[start Collected material]

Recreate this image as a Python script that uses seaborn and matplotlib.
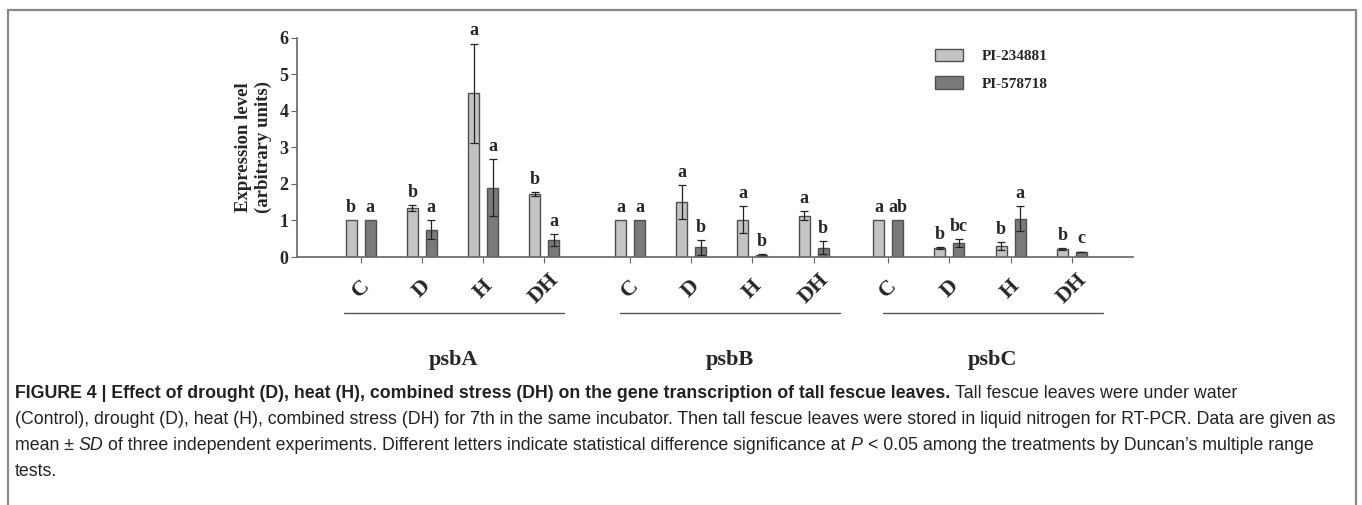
import numpy as np
import pandas as pd
import seaborn as sns
import matplotlib.pyplot as plt
from matplotlib.lines import Line2D

# data
genes = ['psbA', 'psbB', 'psbC']
treatments = ['C', 'D', 'H', 'DH']
cultivars = ['PI-234881', 'PI-578718']

pi234881_mean = [1.00, 1.35, 4.48, 1.72, 1.00, 1.50, 1.02, 1.13, 1.00, 0.24, 0.30, 0.22]
pi234881_sd = [0.00, 0.08, 1.36, 0.05, 0.00, 0.46, 0.37, 0.12, 0.00, 0.02, 0.10, 0.02]
pi578718_mean = [1.00, 0.75, 1.90, 0.47, 1.00, 0.26, 0.06, 0.25, 1.00, 0.38, 1.05, 0.14]
pi578718_sd = [0.00, 0.26, 0.77, 0.16, 0.00, 0.21, 0.03, 0.18, 0.00, 0.10, 0.35, 0.01]
pi234881_letters = ['b', 'b', 'a', 'b', 'a', 'a', 'a', 'a', 'a', 'b', 'b', 'b']
pi578718_letters = ['a', 'a', 'a', 'a', 'a', 'b', 'b', 'b', 'ab', 'bc', 'a', 'c']

# layout: extra space between gene groups, and shift of the gene underline/label
gene_shift = [0.0, 0.40, 0.62]
label_shift = [0.02, 0.14, 0.21]

pos = []
for g in range(len(genes)):
    for t in range(len(treatments)):
        pos.append(g * len(treatments) + t + gene_shift[g])

df = pd.concat([
    pd.DataFrame({'pos': pos, 'value': pi234881_mean, 'cultivar': cultivars[0]}),
    pd.DataFrame({'pos': pos, 'value': pi578718_mean, 'cultivar': cultivars[1]}),
])

sns.set_style('ticks')
plt.rcParams['font.family'] = ['Liberation Serif', 'DejaVu Serif']

fig = plt.figure(figsize=(13.62, 5.05), dpi=100)
ax = fig.add_axes([297 / 1362, 248 / 505, 836 / 1362, 219.3 / 505])

sns.barplot(data=df, x='pos', y='value', hue='cultivar', native_scale=True,
            palette=['#c3c3c3', '#7a7a7a'], width=0.62, gap=0.42,
            edgecolor='#505050', linewidth=1.0, errorbar=None, ax=ax)

sds = [pi234881_sd, pi578718_sd]
letters = [pi234881_letters, pi578718_letters]
for cont, sd, lett in zip(ax.containers, sds, letters):
    bars = sorted(cont.patches, key=lambda b: b.get_x())
    for bar, s, l in zip(bars, sd, lett):
        x = bar.get_x() + bar.get_width() / 2
        h = bar.get_height()
        if s > 0:
            ax.errorbar(x, h, yerr=s, fmt='none', ecolor='#222222',
                        elinewidth=0.9, capsize=3, capthick=0.9)
        ax.annotate(l, (x, h + s), xytext=(0, 3), textcoords='offset points',
                    ha='center', va='bottom', fontsize=13, fontweight='bold')

ax.set_xlim(-1.04, 12.62)
ax.set_ylim(0, 6)
ax.set_yticks(range(7))
ax.set_yticklabels([str(i) for i in range(7)], fontsize=13, fontweight='bold')
ax.set_xticks(pos)
ax.set_xticklabels(treatments * 3, rotation=45, ha='center', va='center',
                   fontsize=16, fontweight='bold')
ax.tick_params(axis='x', length=4, pad=19, color='#666666')
ax.tick_params(axis='y', length=4, pad=2, color='#666666')
sns.despine(ax=ax)
for side in ['left', 'bottom']:
    ax.spines[side].set_color('#666666')
    ax.spines[side].set_linewidth(1.2)
ax.set_xlabel('')
ax.set_ylabel('Expression level\n(arbitrary units)', fontsize=13.5, fontweight='bold')
ax.yaxis.set_label_coords(-0.03, 0.5)

# group underlines and gene names
tr = ax.get_xaxis_transform()
for g, name in enumerate(genes):
    mid = (pos[g * 4] + pos[g * 4 + 3]) / 2 + label_shift[g]
    ax.plot([mid - 1.8, mid + 1.8], [-0.255, -0.255], transform=tr,
            color='#555555', lw=1.0, clip_on=False)
    ax.text(mid, -0.47, name, transform=tr, ha='center',
            va='center', fontsize=16, fontweight='bold')

leg = ax.legend(loc='upper left', bbox_to_anchor=(921 / 1362, 1 - 35 / 505),
                bbox_transform=fig.transFigure, frameon=False,
                prop={'weight': 'bold', 'size': 11}, handlelength=1.85,
                handleheight=0.9, handletextpad=1.25, labelspacing=0.85)

# frame around figure
frame_kw = dict(color='#888888', lw=1.6, transform=fig.transFigure)
fig.add_artist(Line2D([7.5 / 1362, 1356 / 1362], [1 - 9.5 / 505] * 2, **frame_kw))
fig.add_artist(Line2D([7.5 / 1362] * 2, [0, 1 - 9.5 / 505], **frame_kw))
fig.add_artist(Line2D([1356 / 1362] * 2, [0, 1 - 9.5 / 505], **frame_kw))

# caption with mixed styles
cap_family = ['Liberation Sans Narrow', 'Liberation Sans', 'DejaVu Sans']
caption = [
    [('FIGURE 4 | Effect of drought (D), heat (H), combined stress (DH) on the gene transcription of tall fescue leaves.', 'bold', 'normal'),
     ('Tall fescue leaves were under water', 'normal', 'normal')],
    [('(Control), drought (D), heat (H), combined stress (DH) for 7th in the same incubator. Then tall fescue leaves were stored in liquid nitrogen for RT-PCR. Data are given as', 'normal', 'normal')],
    [('mean \u00b1', 'normal', 'normal'), ('SD', 'normal', 'italic'),
     ('of three independent experiments. Different letters indicate statistical difference significance at', 'normal', 'normal'),
     ('P', 'normal', 'italic'),
     ('< 0.05 among the treatments by Duncan\u2019s multiple range', 'normal', 'normal')],
    [('tests.', 'normal', 'normal')],
]

renderer = fig.canvas.get_renderer()
probe = fig.text(0, 0, caption[1][0][0], fontsize=12, family=cap_family)
w = probe.get_window_extent(renderer).width
probe.remove()
cap_size = 12 * 1322 / w
space_px = cap_size * 0.278 * 100 / 72

line_y = [394, 420, 446, 471]
for runs, yy in zip(caption, line_y):
    x_px = 15
    for i, (txt, weight, style) in enumerate(runs):
        if i > 0:
            x_px += space_px
        t = fig.text(x_px / 1362, 1 - yy / 505, txt, fontsize=cap_size,
                     family=cap_family, weight=weight, style=style,
                     va='center', ha='left', color='#222222')
        x_px += t.get_window_extent(renderer).width

fig.savefig('out.png', dpi=100)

[end Collected material]

**Exercise objective:**
Restate the full listing verbatim and drop every picture.

**Reply:**
Recreate this image as a Python script that uses seaborn and matplotlib.
import numpy as np
import pandas as pd
import seaborn as sns
import matplotlib.pyplot as plt
from matplotlib.lines import Line2D

# data
genes = ['psbA', 'psbB', 'psbC']
treatments = ['C', 'D', 'H', 'DH']
cultivars = ['PI-234881', 'PI-578718']

pi234881_mean = [1.00, 1.35, 4.48, 1.72, 1.00, 1.50, 1.02, 1.13, 1.00, 0.24, 0.30, 0.22]
pi234881_sd = [0.00, 0.08, 1.36, 0.05, 0.00, 0.46, 0.37, 0.12, 0.00, 0.02, 0.10, 0.02]
pi578718_mean = [1.00, 0.75, 1.90, 0.47, 1.00, 0.26, 0.06, 0.25, 1.00, 0.38, 1.05, 0.14]
pi578718_sd = [0.00, 0.26, 0.77, 0.16, 0.00, 0.21, 0.03, 0.18, 0.00, 0.10, 0.35, 0.01]
pi234881_letters = ['b', 'b', 'a', 'b', 'a', 'a', 'a', 'a', 'a', 'b', 'b', 'b']
pi578718_letters = ['a', 'a', 'a', 'a', 'a', 'b', 'b', 'b', 'ab', 'bc', 'a', 'c']

# layout: extra space between gene groups, and shift of the gene underline/label
gene_shift = [0.0, 0.40, 0.62]
label_shift = [0.02, 0.14, 0.21]

pos = []
for g in range(len(genes)):
    for t in range(len(treatments)):
        pos.append(g * len(treatments) + t + gene_shift[g])

df = pd.concat([
    pd.DataFrame({'pos': pos, 'value': pi234881_mean, 'cultivar': cultivars[0]}),
    pd.DataFrame({'pos': pos, 'value': pi578718_mean, 'cultivar': cultivars[1]}),
])

sns.set_style('ticks')
plt.rcParams['font.family'] = ['Liberation Serif', 'DejaVu Serif']

fig = plt.figure(figsize=(13.62, 5.05), dpi=100)
ax = fig.add_axes([297 / 1362, 248 / 505, 836 / 1362, 219.3 / 505])

sns.barplot(data=df, x='pos', y='value', hue='cultivar', native_scale=True,
            palette=['#c3c3c3', '#7a7a7a'], width=0.62, gap=0.42,
            edgecolor='#505050', linewidth=1.0, errorbar=None, ax=ax)

sds = [pi234881_sd, pi578718_sd]
letters = [pi234881_letters, pi578718_letters]
for cont, sd, lett in zip(ax.containers, sds, letters):
    bars = sorted(cont.patches, key=lambda b: b.get_x())
    for bar, s, l in zip(bars, sd, lett):
        x = bar.get_x() + bar.get_width() / 2
        h = bar.get_height()
        if s > 0:
            ax.errorbar(x, h, yerr=s, fmt='none', ecolor='#222222',
                        elinewidth=0.9, capsize=3, capthick=0.9)
        ax.annotate(l, (x, h + s), xytext=(0, 3), textcoords='offset points',
                    ha='center', va='bottom', fontsize=13, fontweight='bold')

ax.set_xlim(-1.04, 12.62)
ax.set_ylim(0, 6)
ax.set_yticks(range(7))
ax.set_yticklabels([str(i) for i in range(7)], fontsize=13, fontweight='bold')
ax.set_xticks(pos)
ax.set_xticklabels(treatments * 3, rotation=45, ha='center', va='center',
                   fontsize=16, fontweight='bold')
ax.tick_params(axis='x', length=4, pad=19, color='#666666')
ax.tick_params(axis='y', length=4, pad=2, color='#666666')
sns.despine(ax=ax)
for side in ['left', 'bottom']:
    ax.spines[side].set_color('#666666')
    ax.spines[side].set_linewidth(1.2)
ax.set_xlabel('')
ax.set_ylabel('Expression level\n(arbitrary units)', fontsize=13.5, fontweight='bold')
ax.yaxis.set_label_coords(-0.03, 0.5)

# group underlines and gene names
tr = ax.get_xaxis_transform()
for g, name in enumerate(genes):
    mid = (pos[g * 4] + pos[g * 4 + 3]) / 2 + label_shift[g]
    ax.plot([mid - 1.8, mid + 1.8], [-0.255, -0.255], transform=tr,
            color='#555555', lw=1.0, clip_on=False)
    ax.text(mid, -0.47, name, transform=tr, ha='center',
            va='center', fontsize=16, fontweight='bold')

leg = ax.legend(loc='upper left', bbox_to_anchor=(921 / 1362, 1 - 35 / 505),
                bbox_transform=fig.transFigure, frameon=False,
                prop={'weight': 'bold', 'size': 11}, handlelength=1.85,
                handleheight=0.9, handletextpad=1.25, labelspacing=0.85)

# frame around figure
frame_kw = dict(color='#888888', lw=1.6, transform=fig.transFigure)
fig.add_artist(Line2D([7.5 / 1362, 1356 / 1362], [1 - 9.5 / 505] * 2, **frame_kw))
fig.add_artist(Line2D([7.5 / 1362] * 2, [0, 1 - 9.5 / 505], **frame_kw))
fig.add_artist(Line2D([1356 / 1362] * 2, [0, 1 - 9.5 / 505], **frame_kw))

# caption with mixed styles
cap_family = ['Liberation Sans Narrow', 'Liberation Sans', 'DejaVu Sans']
caption = [
    [('FIGURE 4 | Effect of drought (D), heat (H), combined stress (DH) on the gene transcription of tall fescue leaves.', 'bold', 'normal'),
     ('Tall fescue leaves were under water', 'normal', 'normal')],
    [('(Control), drought (D), heat (H), combined stress (DH) for 7th in the same incubator. Then tall fescue leaves were stored in liquid nitrogen for RT-PCR. Data are given as', 'normal', 'normal')],
    [('mean \u00b1', 'normal', 'normal'), ('SD', 'normal', 'italic'),
     ('of three independent experiments. Different letters indicate statistical difference significance at', 'normal', 'normal'),
     ('P', 'normal', 'italic'),
     ('< 0.05 among the treatments by Duncan\u2019s multiple range', 'normal', 'normal')],
    [('tests.', 'normal', 'normal')],
]

renderer = fig.canvas.get_renderer()
probe = fig.text(0, 0, caption[1][0][0], fontsize=12, family=cap_family)
w = probe.get_window_extent(renderer).width
probe.remove()
cap_size = 12 * 1322 / w
space_px = cap_size * 0.278 * 100 / 72

line_y = [394, 420, 446, 471]
for runs, yy in zip(caption, line_y):
    x_px = 15
    for i, (txt, weight, style) in enumerate(runs):
        if i > 0:
            x_px += space_px
        t = fig.text(x_px / 1362, 1 - yy / 505, txt, fontsize=cap_size,
                     family=cap_family, weight=weight, style=style,
                     va='center', ha='left', color='#222222')
        x_px += t.get_window_extent(renderer).width

fig.savefig('out.png', dpi=100)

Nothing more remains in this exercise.